Now that’s what I call a lag!

I received the following email the other day:

Dear Dr. Gelman,

I am emailing to let you know that your accepted article for Economic Inquiry will be published in print in the forthcoming April 2012 Issue. You will be receiving hard copies of the journal from Wiley-Blackwell for distribution to yourself and the Co Authors.

Hmmm . . . Economic Inquiry . . . didn’t I publish something there once? A quick check turned up this paper from 2010.

I wonder what this new paper is. Did someone submit something with my name on it? I remember my surprise when, many years ago, I received a postcard asking for a reprint of my article in the Journal of Cerebral Blood Flow and Metabolism. I was sure they were looking for the wrong Andrew Gelman, but, no, it turned out that my coauthors had submitted that article all on their own.

In this case, though, there was no new article. Economic Inquiry was indeed talking about my 2010 paper, which appeared online two years ago but is coming out in print only this month.

P.S. To add insult to injury: I wrote this post in March but it’s not appearing until May because I have a long lead time for non-topical entries on this blog.

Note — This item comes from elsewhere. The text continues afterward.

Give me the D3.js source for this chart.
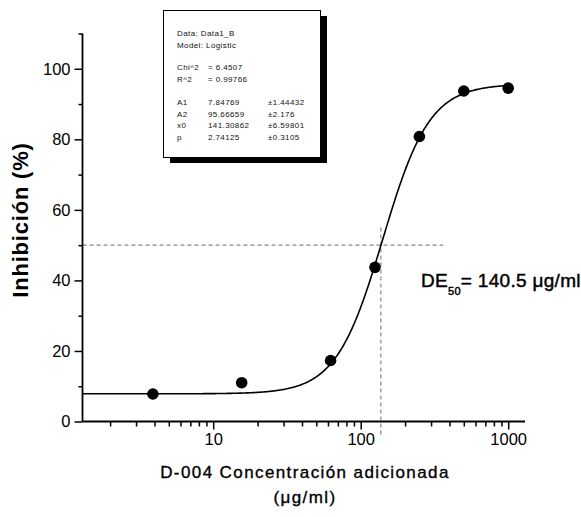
<!DOCTYPE html>
<html>
<head>
<meta charset="utf-8">
<script src="https://cdn.jsdelivr.net/npm/d3@7"></script>
<style>
  body { margin: 0; background: #fff; }
  svg { display: block; font-family: "Liberation Sans", Arial, sans-serif; }
</style>
</head>
<body>
<svg id="chart" width="581" height="517"></svg>
<script>
// measured points
var conc = [3.9, 15.6, 62.5, 125, 250, 500, 1000];
var inhib = [7.8, 11.0, 17.3, 43.7, 80.8, 93.7, 94.5];

// logistic fit shown in the box: A1, A2, x0, p
var fitNames = ["A1", "A2", "x0", "p"];
var fitValues = [7.84769, 95.66659, 141.30862, 2.74125];
var fitErrors = ["\u00b11.44432", "\u00b12.176", "\u00b16.59801", "\u00b10.3105"];
var fitStats = [["Chi^2", "= 6.4507"], ["R^2", "= 0.99766"]];

var xTickLabels = [10, 100, 1000];
var yTickLabels = [0, 20, 40, 60, 80, 100];
var de50 = 137;   // where the dashed guide is drawn
var halfLevel = 50;

var svg = d3.select("#chart");

var x = d3.scaleLog().domain([1.3, 1300]).range([82.5, 525]);
var y = d3.scaleLinear().domain([0, 110]).range([421.5, 33.5]);

function logistic(v) {
    var A1 = fitValues[0], A2 = fitValues[1], x0 = fitValues[2], p = fitValues[3];
    return A2 + (A1 - A2) / (1 + Math.pow(v / x0, p));
}

// dashed guides
svg.append("line")
    .attr("x1", x(1.3)).attr("x2", 443)
    .attr("y1", y(halfLevel)).attr("y2", y(halfLevel))
    .attr("stroke", "#888").attr("stroke-width", 1.2).attr("stroke-dasharray", "4,3");
svg.append("line")
    .attr("x1", x(de50)).attr("x2", x(de50))
    .attr("y1", y(55)).attr("y2", y(-4))
    .attr("stroke", "#888").attr("stroke-width", 1.2).attr("stroke-dasharray", "4,3");

// fitted curve
var xs = d3.range(0, 401).map(function (i) {
    return Math.pow(10, Math.log10(1.3) + i / 400 * (3 - Math.log10(1.3)));
});
svg.append("path")
    .datum(xs)
    .attr("fill", "none")
    .attr("stroke", "#000")
    .attr("stroke-width", 1.6)
    .attr("d", d3.line().x(function (d) { return x(d); }).y(function (d) { return y(logistic(d)); }));

// points
svg.selectAll(".pt")
    .data(conc)
    .enter().append("circle")
    .attr("class", "pt")
    .attr("cx", function (d) { return x(d); })
    .attr("cy", function (d, i) { return y(inhib[i]); })
    .attr("r", 5.8)
    .attr("fill", "#000");

// x axis
var minorX = [];
[1, 10, 100].forEach(function (dec) {
    for (var k = 2; k <= 9; k++) minorX.push(dec * k);
});
var gx = svg.append("g").attr("transform", "translate(0," + y(0) + ")");
gx.call(d3.axisBottom(x).tickValues(minorX).tickSize(5).tickFormat(""));
gx.append("g").call(d3.axisBottom(x).tickValues(xTickLabels).tickSize(8).tickPadding(4)
    .tickFormat(d3.format("d")));
gx.selectAll(".domain").remove();
gx.selectAll("line").attr("stroke-width", 1.5);
gx.selectAll("text").attr("font-size", 16.5).attr("fill", "#000")
    .attr("font-family", "'Liberation Sans', Arial, sans-serif");
svg.append("line").attr("x1", 82.5).attr("x2", 525).attr("y1", y(0)).attr("y2", y(0))
    .attr("stroke", "#000").attr("stroke-width", 1.8);

// y axis
var gy = svg.append("g").attr("transform", "translate(" + x(1.3) + ",0)");
gy.call(d3.axisLeft(y).tickValues([10, 30, 50, 70, 90, 110]).tickSize(4).tickFormat(""));
gy.append("g").call(d3.axisLeft(y).tickValues(yTickLabels).tickSize(8).tickPadding(4));
gy.selectAll(".domain").remove();
gy.selectAll("line").attr("stroke-width", 1.5);
gy.selectAll("text").attr("font-size", 16.5).attr("fill", "#000")
    .attr("font-family", "'Liberation Sans', Arial, sans-serif");
svg.append("line").attr("x1", x(1.3)).attr("x2", x(1.3)).attr("y1", y(0)).attr("y2", y(110))
    .attr("stroke", "#000").attr("stroke-width", 1.8);

// axis titles
svg.append("text")
    .attr("transform", "translate(28,220)rotate(-90)")
    .attr("text-anchor", "middle")
    .attr("font-size", 22).attr("font-weight", "bold").attr("letter-spacing", 0.8)
    .text("Inhibición (%)");
svg.selectAll(".xt")
    .data(["D-004 Concentración adicionada", "(μg/ml)"])
    .enter().append("text")
    .attr("x", 305).attr("y", function (d, i) { return 478 + i * 25; })
    .attr("text-anchor", "middle")
    .attr("font-size", 17).attr("letter-spacing", 1.4)
    .attr("stroke", "#000").attr("stroke-width", 0.35)
    .text(function (d) { return d; });

// DE50 annotation
var de = svg.append("text").attr("x", 421).attr("y", 287)
    .attr("font-size", 19).attr("letter-spacing", 0.3)
    .attr("stroke", "#000").attr("stroke-width", 0.45);
de.append("tspan").text("DE");
de.append("tspan").attr("font-size", 11).attr("dy", 8).text("50");
de.append("tspan").attr("dy", -8).text("= 140.5 μg/ml");

// fit results box
var box = svg.append("g");
box.append("rect").attr("x", 170).attr("y", 16).attr("width", 157).attr("height", 147).attr("fill", "#000");
box.append("rect").attr("x", 163.5).attr("y", 10.5).attr("width", 157).attr("height", 147)
    .attr("fill", "#fff").attr("stroke", "#000").attr("stroke-width", 1);
var bt = box.append("g").attr("font-size", 8).attr("letter-spacing", 0.4).attr("fill", "#111");
bt.append("text").attr("x", 177).attr("y", 36).text("Data: Data1_B");
bt.append("text").attr("x", 177).attr("y", 48).text("Model: Logistic");
fitStats.forEach(function (s, i) {
    bt.append("text").attr("x", 177).attr("y", 70 + i * 11.5).text(s[0]);
    bt.append("text").attr("x", 208).attr("y", 70 + i * 11.5).text(s[1]);
});
fitNames.forEach(function (n, i) {
    var yy = 105 + i * 11.7;
    bt.append("text").attr("x", 177).attr("y", yy).text(n);
    bt.append("text").attr("x", 208).attr("y", yy).text(fitValues[i]);
    bt.append("text").attr("x", 268).attr("y", yy).text(fitErrors[i]);
});
</script>
</body>
</html>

5 thoughts on “Now that’s what I call a lag!

  1. This seems to be a widespread phenomenon. I wrote this comment in August 2009 and it’s only appearing just this minute.

    Laggy , indeed.

  2. I think this lag strengthen the importance of posting preprints (in arXiv, your webpage, or your facebook) in order to share the results faster.

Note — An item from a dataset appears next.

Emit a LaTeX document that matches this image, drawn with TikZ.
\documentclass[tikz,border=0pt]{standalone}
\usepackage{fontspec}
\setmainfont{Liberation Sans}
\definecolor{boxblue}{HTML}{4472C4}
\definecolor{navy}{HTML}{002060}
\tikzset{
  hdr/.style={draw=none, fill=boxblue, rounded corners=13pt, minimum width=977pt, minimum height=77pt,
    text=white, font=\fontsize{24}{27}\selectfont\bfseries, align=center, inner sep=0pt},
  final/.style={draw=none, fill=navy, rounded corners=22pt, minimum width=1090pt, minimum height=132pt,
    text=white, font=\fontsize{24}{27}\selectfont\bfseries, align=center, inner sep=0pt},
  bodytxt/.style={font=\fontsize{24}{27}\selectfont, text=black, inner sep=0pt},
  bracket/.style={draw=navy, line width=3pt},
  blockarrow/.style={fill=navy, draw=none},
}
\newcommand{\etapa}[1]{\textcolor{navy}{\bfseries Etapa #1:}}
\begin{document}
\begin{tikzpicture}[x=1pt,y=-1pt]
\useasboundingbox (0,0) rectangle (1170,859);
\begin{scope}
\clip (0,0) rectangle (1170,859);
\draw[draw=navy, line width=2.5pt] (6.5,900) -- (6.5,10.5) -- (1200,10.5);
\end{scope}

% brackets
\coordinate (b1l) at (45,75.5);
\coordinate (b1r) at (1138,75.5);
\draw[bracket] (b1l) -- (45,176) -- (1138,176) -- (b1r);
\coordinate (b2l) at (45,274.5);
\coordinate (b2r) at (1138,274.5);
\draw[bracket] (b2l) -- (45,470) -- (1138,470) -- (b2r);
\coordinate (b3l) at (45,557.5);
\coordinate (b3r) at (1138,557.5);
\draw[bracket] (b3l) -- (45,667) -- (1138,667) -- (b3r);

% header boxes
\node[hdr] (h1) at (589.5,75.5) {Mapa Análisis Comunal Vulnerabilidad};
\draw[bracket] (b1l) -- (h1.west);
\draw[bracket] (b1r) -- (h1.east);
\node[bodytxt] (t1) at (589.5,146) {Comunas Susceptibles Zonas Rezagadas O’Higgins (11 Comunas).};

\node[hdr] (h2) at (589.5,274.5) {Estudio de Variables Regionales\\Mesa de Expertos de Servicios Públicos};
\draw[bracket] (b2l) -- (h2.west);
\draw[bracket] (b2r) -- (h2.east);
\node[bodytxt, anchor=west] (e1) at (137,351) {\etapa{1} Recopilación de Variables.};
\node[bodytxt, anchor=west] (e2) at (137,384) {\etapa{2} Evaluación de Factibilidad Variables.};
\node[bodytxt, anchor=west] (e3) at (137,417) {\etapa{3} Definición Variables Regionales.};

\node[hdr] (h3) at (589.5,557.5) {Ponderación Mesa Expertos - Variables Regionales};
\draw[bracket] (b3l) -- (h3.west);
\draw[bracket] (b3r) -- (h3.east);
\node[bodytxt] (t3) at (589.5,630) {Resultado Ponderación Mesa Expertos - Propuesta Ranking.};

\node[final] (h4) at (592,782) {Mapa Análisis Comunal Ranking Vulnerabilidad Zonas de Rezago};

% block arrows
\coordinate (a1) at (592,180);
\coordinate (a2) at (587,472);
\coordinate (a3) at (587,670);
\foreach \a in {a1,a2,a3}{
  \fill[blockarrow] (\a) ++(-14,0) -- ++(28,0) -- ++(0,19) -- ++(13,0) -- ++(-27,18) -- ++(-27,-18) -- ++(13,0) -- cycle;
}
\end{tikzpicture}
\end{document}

    I have heard some anecdotes about some rapidly-changing areas where, by the time the paper is published, the results are already obsolete.

  3. Who cares when an article comes out in print? Or even if there is a print version?

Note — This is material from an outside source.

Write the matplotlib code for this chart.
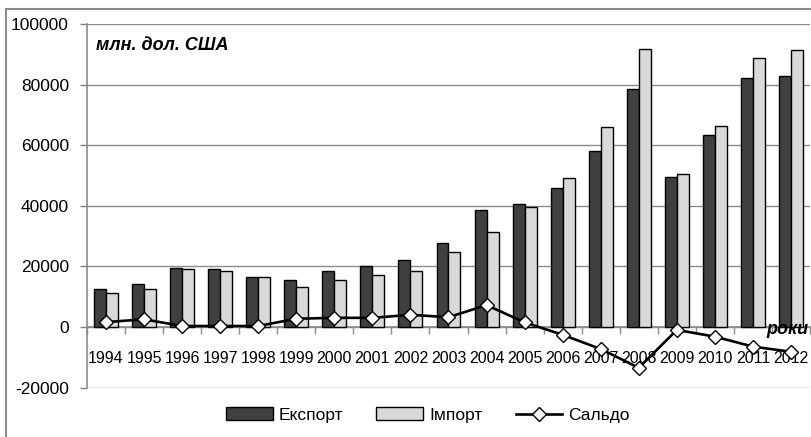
import matplotlib
matplotlib.use("Agg")
import matplotlib.pyplot as plt
import numpy as np
from matplotlib.patches import Rectangle
from matplotlib.ticker import FixedLocator, NullFormatter

plt.rcParams['font.family'] = ['Liberation Sans', 'DejaVu Sans']

years = ['1994', '1995', '1996', '1997', '1998', '1999', '2000', '2001', '2002',
         '2003', '2004', '2005', '2006', '2007', '2008', '2009', '2010', '2011', '2012']
export = [12500, 14300, 19500, 19000, 16400, 15500, 18500, 20000, 22000,
          27700, 38500, 40500, 46000, 58200, 78600, 49500, 63400, 82300, 82700]
imports = [11300, 12500, 19000, 18500, 16400, 13300, 15500, 17000, 18500,
           24700, 31200, 39600, 49100, 65900, 91800, 50600, 66300, 88900, 91400]
saldo = [1600, 2500, 300, 300, 300, 2700, 3000, 3000, 4000,
         3200, 7200, 1500, -2600, -7300, -13500, -1000, -3200, -6500, -8200]
y_ticks = [-20000, 0, 20000, 40000, 60000, 80000, 100000]

W, H = 811, 437
fig = plt.figure(figsize=(W / 100, H / 100), dpi=100)
ax = fig.add_axes([87 / W, 1 - 387.5 / H, (810 - 87) / W, (387.5 - 24) / H])

x = np.arange(len(years))
bw = 0.315
b1 = ax.bar(x - bw / 2, export, width=bw, color='#404040', edgecolor='black', linewidth=1.0,
            label='Експорт', zorder=3)
b2 = ax.bar(x + bw / 2, imports, width=bw, color='#d9d9d9', edgecolor='black', linewidth=1.0,
            label='Імпорт', zorder=3)
l1, = ax.plot(x, saldo, color='black', linewidth=1.9, marker='D', markersize=6.8,
              markerfacecolor='white', markeredgecolor='black', markeredgewidth=1.0,
              label='Сальдо', zorder=5)

ax.set_xlim(-0.5, len(years) - 0.5)
ax.set_ylim(-20000, 100000)
ax.set_yticks(y_ticks)
ax.set_yticklabels([str(v) for v in y_ticks], fontsize=12.5)
ax.tick_params(axis='y', length=5, width=1, color='#808080', pad=8)
ax.yaxis.grid(True, color='#8c8c8c', linewidth=1.0, zorder=0)
ax.set_axisbelow(True)

for s in ['top', 'right']:
    ax.spines[s].set_visible(False)
ax.spines['left'].set_color('#8c8c8c')
ax.spines['left'].set_linewidth(1.2)
ax.spines['bottom'].set_position(('data', 0))
ax.spines['bottom'].set_color('#8c8c8c')
ax.spines['bottom'].set_linewidth(1.2)

# major ticks at category boundaries, labels at centers (minor)
ax.xaxis.set_major_locator(FixedLocator(np.arange(-0.5, len(years), 1.0)))
ax.xaxis.set_major_formatter(NullFormatter())
ax.xaxis.set_minor_locator(FixedLocator(x))
ax.set_xticklabels(years, minor=True, fontsize=11.5)
ax.tick_params(axis='x', which='major', length=5, width=1, color='#8c8c8c', direction='out')
ax.tick_params(axis='x', which='minor', length=0, pad=17)

ax.text(96 / W, 1 - 45.5 / H, 'млн. дол. США', transform=fig.transFigure,
        fontsize=13, fontweight='bold', fontstyle='italic', ha='left', va='center')
ax.text(809 / W, 1 - 330 / H, 'роки', transform=fig.transFigure,
        fontsize=13, fontweight='bold', fontstyle='italic', ha='right', va='center', zorder=6)

fig.legend([b1, b2, l1], ['Експорт', 'Імпорт', 'Сальдо'],
           loc='center', bbox_to_anchor=(428 / W, 1 - 415 / H), ncol=3, frameon=False,
           fontsize=12.5, handlelength=2.7, handletextpad=0.35, columnspacing=1.9)

# outer chart border (partially cropped)
fig.patches.append(Rectangle((6 / W, -0.05), 1.1, 1 - 9 / H + 0.05, transform=fig.transFigure,
                             fill=False, edgecolor='#8c8c8c', linewidth=1.5))

fig.savefig('out.png', dpi=100)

    I don’t, but those weren’t meant to be rhetorical questions. I’m curious as to whether researchers in some fields still subscribe to print journals or go to physical libraries to read journals. I don’t even know if there are print versions of the two journals I follow most closely, JMLR and Computational Linguistics. Or any of the stats journals I get papers from, for that matter.

    The last time I looked inside a print journal was around a year ago. Andrew had stacked reams of them up in the postdoc office but he wanted to move his four filing cabinets into their place (full of interesting historical artifacts like overhead slides, paper notes, and photocopied articles). We couldn’t find anyone who wanted the print journals, so we just put them all out for recycling.